I replied in your other same-titled topic posted in the Computer Help forum, so you may want to read what I posted. Thoughts from what I've read in this topic:
Your parts summary lacks crucial information to determine compatibility. For instance, you have a dual gigabit networking adapter included, but no information on the make or model of said NICs, or the the motherboard that they are included with, which might have led us in the right direction. As such, you can not be in anyway positive that these NICs will work under ESX.
My motherboard on my ESX box has two integrated gigabit NICs by Marvell, which are unusable under ESX, as they lack the driver support. The box wasn't originally built with ESX in mind, so I adapted it, and in the process had to buy 3 x Intel PRO/1000 NICs based on the e1000 chipset that do work with ESX.
The RAID controller is listed as SAS6iR, which a quick search for seems to suggest is a proprietary Dell RAID controller. I did a quick search and found a single post on the vm-help HCL list that suggested that it does work, but nothing conclusive whatsoever, and once again, there's no chipset information which makes conclusively determining compatibility very difficult.
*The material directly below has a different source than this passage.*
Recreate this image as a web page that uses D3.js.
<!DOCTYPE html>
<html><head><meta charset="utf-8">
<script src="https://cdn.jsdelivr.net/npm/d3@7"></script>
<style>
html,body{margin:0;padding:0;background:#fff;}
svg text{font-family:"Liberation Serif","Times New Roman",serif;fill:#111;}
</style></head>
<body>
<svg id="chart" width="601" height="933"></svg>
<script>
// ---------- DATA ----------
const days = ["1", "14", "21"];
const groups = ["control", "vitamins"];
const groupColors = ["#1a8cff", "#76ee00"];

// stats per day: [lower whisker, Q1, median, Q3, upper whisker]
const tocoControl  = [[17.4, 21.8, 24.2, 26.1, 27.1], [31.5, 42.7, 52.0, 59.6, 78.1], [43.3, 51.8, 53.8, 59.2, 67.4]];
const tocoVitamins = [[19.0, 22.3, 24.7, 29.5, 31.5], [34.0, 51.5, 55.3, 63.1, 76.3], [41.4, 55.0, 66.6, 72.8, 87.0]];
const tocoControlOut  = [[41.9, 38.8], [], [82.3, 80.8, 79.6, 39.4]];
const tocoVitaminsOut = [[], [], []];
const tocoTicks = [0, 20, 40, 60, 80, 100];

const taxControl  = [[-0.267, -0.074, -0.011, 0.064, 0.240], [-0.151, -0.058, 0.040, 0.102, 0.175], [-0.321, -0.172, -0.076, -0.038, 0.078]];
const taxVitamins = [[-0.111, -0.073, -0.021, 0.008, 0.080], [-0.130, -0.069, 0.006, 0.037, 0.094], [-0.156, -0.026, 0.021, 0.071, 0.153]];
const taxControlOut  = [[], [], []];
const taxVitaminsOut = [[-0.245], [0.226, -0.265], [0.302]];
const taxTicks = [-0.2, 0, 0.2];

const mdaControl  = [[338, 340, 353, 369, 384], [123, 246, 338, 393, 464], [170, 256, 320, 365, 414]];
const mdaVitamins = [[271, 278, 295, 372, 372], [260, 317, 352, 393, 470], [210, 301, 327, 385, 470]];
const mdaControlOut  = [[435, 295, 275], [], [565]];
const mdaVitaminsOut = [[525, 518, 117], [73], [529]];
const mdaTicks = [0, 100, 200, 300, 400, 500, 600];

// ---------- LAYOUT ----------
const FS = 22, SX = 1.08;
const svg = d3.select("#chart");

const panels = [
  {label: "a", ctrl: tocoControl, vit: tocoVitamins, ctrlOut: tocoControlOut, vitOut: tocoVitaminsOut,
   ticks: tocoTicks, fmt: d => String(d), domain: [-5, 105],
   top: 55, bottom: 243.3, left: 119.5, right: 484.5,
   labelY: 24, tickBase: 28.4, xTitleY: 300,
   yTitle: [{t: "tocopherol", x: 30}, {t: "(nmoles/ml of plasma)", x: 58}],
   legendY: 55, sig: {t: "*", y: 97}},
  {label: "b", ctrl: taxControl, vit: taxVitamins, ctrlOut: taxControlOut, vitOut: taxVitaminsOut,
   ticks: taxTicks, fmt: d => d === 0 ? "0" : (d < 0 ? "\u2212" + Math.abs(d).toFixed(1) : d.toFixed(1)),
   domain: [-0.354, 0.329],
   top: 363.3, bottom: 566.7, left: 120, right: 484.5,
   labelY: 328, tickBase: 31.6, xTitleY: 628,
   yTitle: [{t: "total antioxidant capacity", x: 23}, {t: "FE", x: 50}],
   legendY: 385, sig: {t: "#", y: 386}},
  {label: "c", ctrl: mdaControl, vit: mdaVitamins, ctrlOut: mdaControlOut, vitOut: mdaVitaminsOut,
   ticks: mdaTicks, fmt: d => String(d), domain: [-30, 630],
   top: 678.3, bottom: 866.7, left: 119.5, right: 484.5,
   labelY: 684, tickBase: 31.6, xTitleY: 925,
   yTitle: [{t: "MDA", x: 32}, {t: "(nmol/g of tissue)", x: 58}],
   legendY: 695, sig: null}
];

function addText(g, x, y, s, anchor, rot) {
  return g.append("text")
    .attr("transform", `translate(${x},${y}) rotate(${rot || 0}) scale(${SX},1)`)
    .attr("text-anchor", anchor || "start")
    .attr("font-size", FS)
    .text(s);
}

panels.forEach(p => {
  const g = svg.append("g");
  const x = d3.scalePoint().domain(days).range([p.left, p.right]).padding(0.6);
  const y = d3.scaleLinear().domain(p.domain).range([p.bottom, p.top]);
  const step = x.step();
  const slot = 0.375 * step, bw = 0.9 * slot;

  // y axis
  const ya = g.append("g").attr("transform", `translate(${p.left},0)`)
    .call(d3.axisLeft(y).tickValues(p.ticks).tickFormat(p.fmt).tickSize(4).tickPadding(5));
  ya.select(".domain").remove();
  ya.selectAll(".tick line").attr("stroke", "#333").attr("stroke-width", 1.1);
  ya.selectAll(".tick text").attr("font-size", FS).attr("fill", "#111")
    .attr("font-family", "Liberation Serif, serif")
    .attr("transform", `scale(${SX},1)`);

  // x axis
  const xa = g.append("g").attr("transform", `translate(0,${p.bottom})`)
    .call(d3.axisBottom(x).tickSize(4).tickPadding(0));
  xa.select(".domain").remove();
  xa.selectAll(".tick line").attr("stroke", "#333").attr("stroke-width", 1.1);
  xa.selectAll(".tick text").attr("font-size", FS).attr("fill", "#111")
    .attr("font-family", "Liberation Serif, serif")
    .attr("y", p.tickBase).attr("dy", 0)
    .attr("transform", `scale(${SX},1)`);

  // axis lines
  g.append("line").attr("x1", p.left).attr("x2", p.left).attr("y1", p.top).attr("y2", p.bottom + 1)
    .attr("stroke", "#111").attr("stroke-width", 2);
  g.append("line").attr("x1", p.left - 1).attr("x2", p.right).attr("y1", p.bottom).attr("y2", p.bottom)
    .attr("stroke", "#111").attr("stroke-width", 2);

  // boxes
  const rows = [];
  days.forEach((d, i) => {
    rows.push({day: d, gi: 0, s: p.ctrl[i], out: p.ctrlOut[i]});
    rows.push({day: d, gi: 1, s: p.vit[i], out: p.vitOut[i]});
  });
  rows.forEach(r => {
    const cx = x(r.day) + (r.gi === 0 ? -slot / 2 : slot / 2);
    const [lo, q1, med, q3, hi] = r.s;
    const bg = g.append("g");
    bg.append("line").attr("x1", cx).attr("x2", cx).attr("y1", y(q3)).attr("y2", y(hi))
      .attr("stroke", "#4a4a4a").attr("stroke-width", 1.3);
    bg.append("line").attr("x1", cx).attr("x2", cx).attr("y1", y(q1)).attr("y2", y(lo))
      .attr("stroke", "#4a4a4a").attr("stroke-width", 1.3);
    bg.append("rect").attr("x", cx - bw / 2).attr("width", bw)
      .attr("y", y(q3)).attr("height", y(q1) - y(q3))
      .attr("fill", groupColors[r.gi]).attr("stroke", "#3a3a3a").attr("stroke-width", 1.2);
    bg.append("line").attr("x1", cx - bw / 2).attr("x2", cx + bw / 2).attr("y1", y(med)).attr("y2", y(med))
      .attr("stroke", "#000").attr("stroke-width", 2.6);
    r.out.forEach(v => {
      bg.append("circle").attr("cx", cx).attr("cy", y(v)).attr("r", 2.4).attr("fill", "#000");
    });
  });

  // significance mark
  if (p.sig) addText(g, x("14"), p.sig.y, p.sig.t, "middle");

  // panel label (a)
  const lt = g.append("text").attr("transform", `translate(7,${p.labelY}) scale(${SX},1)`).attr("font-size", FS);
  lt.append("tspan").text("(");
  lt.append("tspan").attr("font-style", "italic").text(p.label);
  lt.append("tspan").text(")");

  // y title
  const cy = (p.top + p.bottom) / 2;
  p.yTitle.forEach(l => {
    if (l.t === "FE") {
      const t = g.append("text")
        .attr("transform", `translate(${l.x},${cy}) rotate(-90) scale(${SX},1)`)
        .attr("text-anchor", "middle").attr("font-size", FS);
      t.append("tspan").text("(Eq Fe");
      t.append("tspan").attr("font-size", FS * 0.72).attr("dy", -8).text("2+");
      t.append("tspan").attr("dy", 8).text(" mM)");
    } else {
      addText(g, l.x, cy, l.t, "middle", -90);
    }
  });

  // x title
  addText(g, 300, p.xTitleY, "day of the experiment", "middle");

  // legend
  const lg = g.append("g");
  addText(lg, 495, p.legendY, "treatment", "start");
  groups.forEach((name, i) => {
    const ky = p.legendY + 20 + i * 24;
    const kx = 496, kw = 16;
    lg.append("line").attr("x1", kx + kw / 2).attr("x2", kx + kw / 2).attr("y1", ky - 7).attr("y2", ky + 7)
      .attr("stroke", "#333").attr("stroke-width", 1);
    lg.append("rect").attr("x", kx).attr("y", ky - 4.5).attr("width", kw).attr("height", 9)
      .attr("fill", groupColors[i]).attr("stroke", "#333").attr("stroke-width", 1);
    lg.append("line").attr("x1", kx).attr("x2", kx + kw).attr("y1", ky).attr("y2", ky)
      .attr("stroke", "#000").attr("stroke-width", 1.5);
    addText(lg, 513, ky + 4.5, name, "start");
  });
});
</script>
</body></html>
4GB of RAM is pretty reasonable, provided you don't intend to run lots of concurrent VM's, ESXi will burn through 512MB easily before running any VM's, and ESX will burn through more than that, though I couldn't say how much more. Your CPU I would suggest is passable, and should do the trick, once again, provided you aren't running lots of concurrent VM's and/or putting heavy load on several VM's.
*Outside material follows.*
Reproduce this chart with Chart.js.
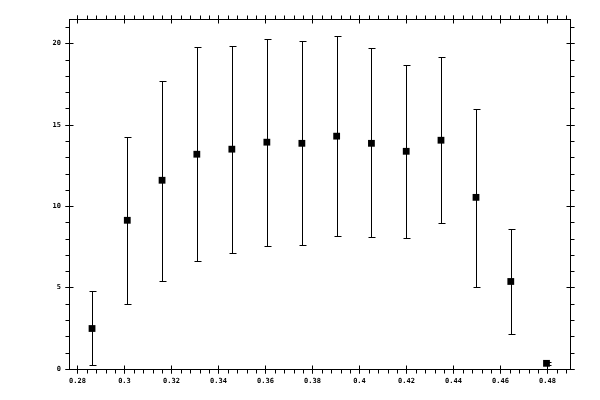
<!DOCTYPE html>
<html>
<head>
<meta charset="utf-8">
<script src="https://cdn.jsdelivr.net/npm/chart.js@4/dist/chart.umd.min.js"></script>
<style>
  html, body { margin: 0; padding: 0; background: #fff; }
  #wrap { width: 600px; height: 400px; }
</style>
</head>
<body>
<div id="wrap"><canvas id="errChart" width="600" height="400"></canvas></div>
<script>
// values
const xVals  = [0.2862, 0.3012, 0.3160, 0.3308, 0.3457, 0.3606, 0.3755, 0.3903, 0.4051, 0.4199, 0.4347, 0.4496, 0.4644, 0.4796];
const yVals  = [2.48, 9.13, 11.59, 13.19, 13.50, 13.93, 13.86, 14.30, 13.86, 13.37, 14.05, 10.54, 5.37, 0.34];
const yHigh  = [4.76, 14.25, 17.72, 19.75, 19.83, 20.26, 20.14, 20.47, 19.69, 18.66, 19.16, 15.99, 8.57, 0.45];
const yLow   = [0.26, 3.96, 5.43, 6.60, 7.10, 7.53, 7.61, 8.16, 8.08, 8.02, 8.94, 5.06, 2.17, 0.25];

const xTicks = [0.28, 0.30, 0.32, 0.34, 0.36, 0.38, 0.40, 0.42, 0.44, 0.46, 0.48];
const yTicks = [0, 5, 10, 15, 20];
const xMinorStep = 0.004;
const yMinorStep = 1;

const X_MIN = 0.2764, X_MAX = 0.4896;
const Y_MIN = -0.07, Y_MAX = 21.5;

function minorValues(min, max, step) {
  const out = [];
  for (let v = Math.ceil(min / step) * step; v <= max + 1e-9; v += step) out.push(v);
  return out;
}

// error bars under the markers, frame + ticks on top
const framePlugin = {
  id: 'framePlugin',
  beforeDatasetsDraw(chart) {
    const ctx = chart.ctx, xs = chart.scales.x, ys = chart.scales.y;
    ctx.save();
    ctx.strokeStyle = '#000';
    ctx.lineWidth = 1;
    ctx.beginPath();
    for (let i = 0; i < xVals.length; i++) {
      const px = Math.round(xs.getPixelForValue(xVals[i])) + 0.5;
      const yl = Math.round(ys.getPixelForValue(yLow[i])) + 0.5;
      const yh = Math.round(ys.getPixelForValue(yHigh[i])) + 0.5;
      ctx.moveTo(px, yl); ctx.lineTo(px, yh);
      ctx.moveTo(px - 3, yl); ctx.lineTo(px + 4, yl);
      ctx.moveTo(px - 3, yh); ctx.lineTo(px + 4, yh);
    }
    ctx.stroke();
    ctx.restore();
  },
  afterDraw(chart) {
    const ctx = chart.ctx, a = chart.chartArea;
    const xs = chart.scales.x, ys = chart.scales.y;
    const L = Math.round(a.left) + 0.5, R = Math.round(a.right) + 0.5;
    const T = Math.round(a.top) + 0.5, B = Math.round(a.bottom) - 0.5;
    ctx.save();
    ctx.strokeStyle = '#000';
    ctx.lineWidth = 1;
    ctx.strokeRect(L, T, R - L, B - T);
    ctx.beginPath();
    // x: minor outward, major crossing
    minorValues(X_MIN, X_MAX, xMinorStep).forEach(v => {
      const p = Math.round(xs.getPixelForValue(v)) + 0.5;
      ctx.moveTo(p, B); ctx.lineTo(p, B + 4);
      ctx.moveTo(p, T); ctx.lineTo(p, T - 4);
    });
    xTicks.forEach(v => {
      const p = Math.round(xs.getPixelForValue(v)) + 0.5;
      ctx.moveTo(p, B - 4); ctx.lineTo(p, B + 4);
      ctx.moveTo(p, T + 4); ctx.lineTo(p, T - 4);
    });
    // y
    minorValues(Y_MIN, Y_MAX, yMinorStep).forEach(v => {
      const p = Math.round(ys.getPixelForValue(v)) + 0.5;
      ctx.moveTo(L, p); ctx.lineTo(L - 4, p);
      ctx.moveTo(R, p); ctx.lineTo(R + 4, p);
    });
    yTicks.forEach(v => {
      const p = Math.round(ys.getPixelForValue(v)) + 0.5;
      ctx.moveTo(L - 4, p); ctx.lineTo(L + 4, p);
      ctx.moveTo(R + 4, p); ctx.lineTo(R - 4, p);
    });
    ctx.stroke();
    ctx.restore();
  }
};

const tickFont = { family: 'DejaVu Sans Mono', size: 7, weight: 'bold' };

new Chart(document.getElementById('errChart'), {
  type: 'scatter',
  data: {
    datasets: [{
      data: xVals.map((x, i) => ({ x: x, y: yVals[i] })),
      pointStyle: 'rect',
      pointRadius: 4.8,
      pointHoverRadius: 4.8,
      backgroundColor: '#000',
      borderWidth: 0
    }]
  },
  options: {
    responsive: false,
    animation: false,
    devicePixelRatio: 1,
    layout: { padding: { top: 19, right: 30, left: 0, bottom: 0 } },
    plugins: { legend: { display: false }, tooltip: { enabled: false } },
    scales: {
      x: {
        type: 'linear',
        min: X_MIN, max: X_MAX,
        grid: { display: false, drawTicks: false },
        border: { display: false },
        afterBuildTicks: s => { s.ticks = xTicks.map(v => ({ value: v })); },
        afterFit: s => { s.height = 30; },
        ticks: {
          padding: 7,
          maxRotation: 0,
          autoSkip: false,
          color: '#000',
          font: tickFont,
          callback: v => String(+v.toFixed(2))
        }
      },
      y: {
        type: 'linear',
        min: Y_MIN, max: Y_MAX,
        grid: { display: false, drawTicks: false },
        border: { display: false },
        afterBuildTicks: s => { s.ticks = yTicks.map(v => ({ value: v })); },
        afterFit: s => { s.width = 69; },
        ticks: {
          padding: 8,
          autoSkip: false,
          color: '#000',
          font: tickFont,
          callback: v => String(v)
        }
      }
    }
  },
  plugins: [framePlugin]
});
</script>
</body>
</html>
I can't stress this enough, you _MUST_ verify hardware compatibility for all relevant components or you risk being very disappointed and very pissed off when you've spent several hundred or thousand dollars on equipment only to find it doesn't work. ESX has very limited hardware compatibility, so you can't make any assumptions that your equipment will "just work", and that extends even to expensive high-end equipment.
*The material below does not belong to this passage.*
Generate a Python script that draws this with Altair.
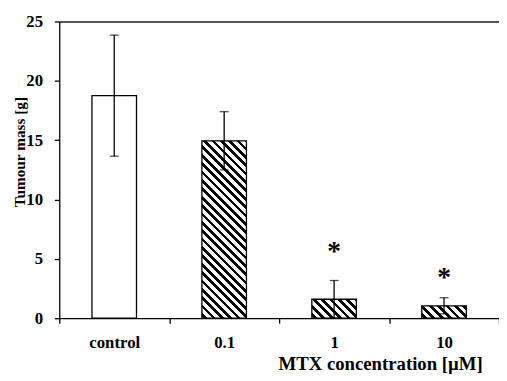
import altair as alt
import pandas as pd

# ---- data ----
categories = ["control", "0.1", "1", "10"]
means = [18.75, 14.95, 1.6, 1.05]
errors = [5.1, 2.45, 1.58, 0.68]
star_categories = ["1", "10"]
star_values = [6.1, 3.9]
star_labels = ["*", "*"]
y_ticks = [0, 5, 10, 15, 20, 25]

df = pd.DataFrame({"cat": categories, "mean": means, "err": errors})
df["lo"] = df["mean"] - df["err"]
df["hi"] = df["mean"] + df["err"]
stars = pd.DataFrame({"cat": star_categories, "y": star_values, "t": star_labels})

# ---- style ----
W, H = 446, 301
YMAX = 25
BAND = 0.405
FONT = "'Liberation Serif', 'Times New Roman', Times, serif"
BAR_W = BAND * W / len(categories)


def hatch(w, h, period=8.5, dark=0.45, phase=2.0):
    """Diagonal '\\' stripes as a hard-stop linear gradient in bbox space."""
    L = w + h
    a = (w + h) / (w * w + h * h)
    stops = [{"offset": 0, "color": "white"}]
    s = phase
    while s < L:
        s0, s1 = s, min(s + dark * period, L)
        stops.append({"offset": s0 / L, "color": "white"})
        stops.append({"offset": s0 / L, "color": "black"})
        stops.append({"offset": s1 / L, "color": "black"})
        stops.append({"offset": s1 / L, "color": "white"})
        s += period
    stops.append({"offset": 1, "color": "white"})
    return {"gradient": "linear", "x1": 0, "y1": 1, "x2": a * w, "y2": 1 - a * h,
            "stops": stops}


xscale = alt.Scale(domain=categories, paddingInner=0, paddingOuter=0)
yscale = alt.Scale(domain=[0, YMAX], nice=False, zero=True)

x_bottom = alt.Axis(orient="bottom", title="MTX concentration [µM]", labelAngle=0,
                    tickBand="extent", tickSize=5, tickColor="black", tickWidth=1.3,
                    domainColor="black", domainWidth=1.3,
                    labelFont=FONT, labelFontSize=17, labelFontWeight="bold",
                    labelColor="black", labelPadding=11.5,
                    titleFont=FONT, titleFontSize=19, titleFontWeight="bold",
                    titleColor="black", titleX=429, titleY=52, titleAlign="right",
                    titleBaseline="alphabetic")
x_top = alt.Axis(orient="top", labels=False, ticks=False, title=None,
                 domainColor="#555555", domainWidth=2)
y_left = alt.Axis(orient="left", values=y_ticks, title="Tumour mass [g]", grid=False,
                  tickSize=5, tickColor="black", tickWidth=1.3,
                  domainColor="black", domainWidth=1.3,
                  labelFont=FONT, labelFontSize=17, labelFontWeight="bold",
                  labelColor="black", labelPadding=12,
                  titleFont=FONT, titleFontSize=15.5, titleFontWeight="bold",
                  titleColor="black", titleX=-40, titleY=132, titleAlign="center",
                  titleBaseline="middle")

layers = []
for i, c in enumerate(categories):
    fill = "white" if i == 0 else hatch(BAR_W, means[i] * H / YMAX)
    layers.append(
        alt.Chart(df).transform_filter(alt.datum.cat == c)
        .mark_bar(fill=fill, stroke="black", strokeWidth=1.3,
                  width=alt.RelativeBandSize(BAND))
        .encode(
            x=alt.X("cat:N", scale=xscale, sort=categories,
                    axis=x_bottom if i == 0 else None),
            y=alt.Y("mean:Q", scale=yscale, axis=y_left),
        )
    )

rules = alt.Chart(df).mark_rule(color="black", strokeWidth=1.3).encode(
    x=alt.X("cat:N", scale=xscale, sort=categories, axis=x_top),
    y=alt.Y("lo:Q", scale=yscale, axis=y_left),
    y2="hi:Q",
)
caps_hi = alt.Chart(df).mark_tick(color="black", thickness=1.3, size=9).encode(
    x=alt.X("cat:N", scale=xscale, sort=categories, axis=None),
    y=alt.Y("hi:Q", scale=yscale, axis=y_left),
)
caps_lo = alt.Chart(df).mark_tick(color="black", thickness=1.3, size=9).encode(
    x=alt.X("cat:N", scale=xscale, sort=categories, axis=None),
    y=alt.Y("lo:Q", scale=yscale, axis=y_left),
)
star_text = alt.Chart(stars).mark_text(font=FONT, fontSize=28, fontWeight="bold",
                                        color="black", dx=0, dy=6).encode(
    x=alt.X("cat:N", scale=xscale, sort=categories, axis=None),
    y=alt.Y("y:Q", scale=yscale, axis=y_left),
    text="t:N",
)

chart = (
    alt.layer(*layers, rules, caps_hi, caps_lo, star_text)
    .resolve_axis(x="independent")
    .properties(width=W, height=H,
                autosize=alt.AutoSizeParams(type="none"),
                padding={"left": 52, "top": 11, "right": 0, "bottom": 61},
                background="white")
    .configure_view(stroke=None)
)

chart.save("out.html", embed_options={"renderer": "svg", "actions": False})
Building an ESX server for cheap is possible, but just remember you get what you pay for, and if you're intending to turn this into a production server running several VM's, you may well run into trouble. Factor in expansion potential as more VM's are added and load on VM's increases as well, and you'll realise that depending on your aims, buying cheap may not be in your best interests, at least, not in the long term.
DaveSimmons: SCSI isn't really a requirement, in that it can run on SATA fine, though I believe this is unsupported and requires some tweaking. Realistically, you'll want a RAID setup backed by SATA/SAS/SCSI disks.